The so-called "format" is a convention about what the content of each part of the file represents. For example, a common plain text file (also called a text file, usually with a ".txt" extension) refers to a file that can be opened in the Windows "Notepad" program and can be seen as a meaningful piece of text . The format of a text file can be described in one sentence: each byte in the file is the ASCII code of a visible character.

In addition to plain text files, images, videos, executable files, etc. are generally referred to as "binary files". If you open the binary file with the "Notepad" program, you will see a piece of garbled characters.

The so-called "text files" and "binary files" are only conventional classifications from the perspective of computer users, not computer science classifications. Because from a computer science point of view, all files are made up of binary bits and are binary files. Text files and other binary files are just in different formats.
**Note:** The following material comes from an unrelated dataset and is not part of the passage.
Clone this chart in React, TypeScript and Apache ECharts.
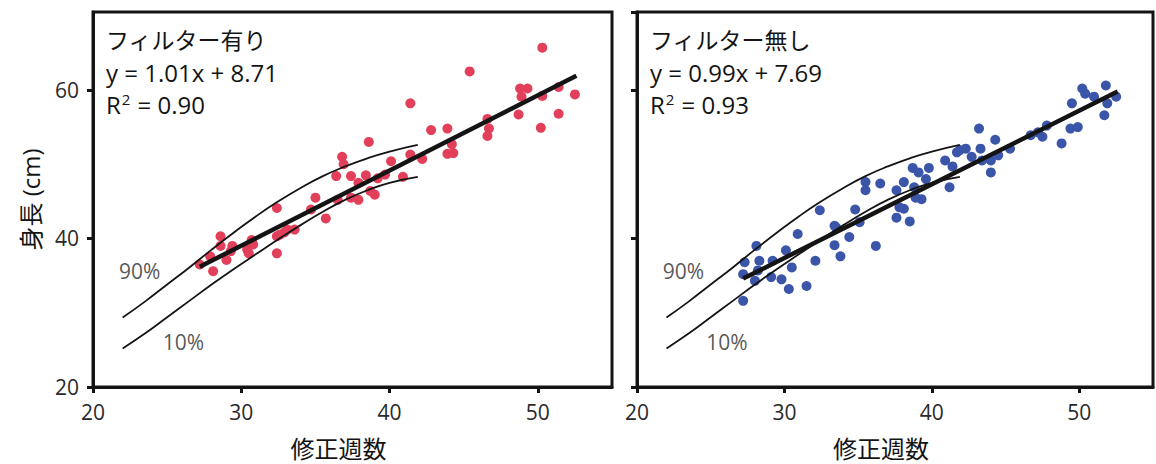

In fact, as long as the format is specified, and you are not afraid of wasting space, you can use text files to represent images, sounds, videos, and even executable programs. Simply put, if the convention is to use the characters '1', '2', ..., '7' to represent seven notes, then a text file consisting of these characters can be played into a piece by music software that follows that convention.

Let's look at another example of using a text file to represent an image: an image is actually a matrix of points, each of which can have a different color, called a pixel. Some images are 256-color, and some are 32-bit true color (that is, the color of a pixel is represented by a 32-bit integer).

Taking a 256-color image as an example, the 256 numbers from 0 to 255 can be used to represent 256 colors, then each pixel can be represented by a number. Then agree that the two numbers at the beginning of the file represent the width and height of the image (in pixels), then the following text file can represent a 256-color image with a width of 6 pixels and a height of 4 pixels:

6 4
24 0 38 129 4 154
12 73 227 40 0 0
12 173 127 20 0 0
21 73 87 230 1 0

The format of this "text image" file can be described as: the first line of two numbers represents the number of pixels in the horizontal direction and the number of pixels in the vertical direction, each subsequent line represents a line of pixels in the image, and each number in a line corresponds to A pixel representing its color. Image processing software that understands this format can render the above text file as an image. Video is made up of 24 images per second, so text files can also represent video.

The above method of representing images as text files is very inefficient and wastes too much space. A lot of whitespace in a file is a waste. In addition, 2 or even 3 characters are often used to represent a pixel, which also causes a lot of waste, because one byte is enough to represent 256 numbers from 0 to 255. Therefore, a more space-saving format can be agreed to represent a 256-color image. The description of this file format is as follows: The 0th and 1st bytes in the file are integer n, representing the width of the image (2 bytes of The value range of n is 0~65 535, indicating that the image can only be at most 65 535 pixels wide), and the second and third bytes represent the height of the image. Next, every n bytes represent a row of pixels in the image, where each byte corresponds to the color of a pixel.

Storing 256-color images in this format saves a lot of space compared to storing images in the text format above. Open it in the "Notepad" program, and you will see garbled characters. This image file is also called a "binary file".

The formats of real image files, audio files, and video files are complex, and some are compressed, but as long as the file production software and interpretation software (such as image viewing software, audio and video playback software) follow the same format convention, The user can see the content of the file in the file interpretation software.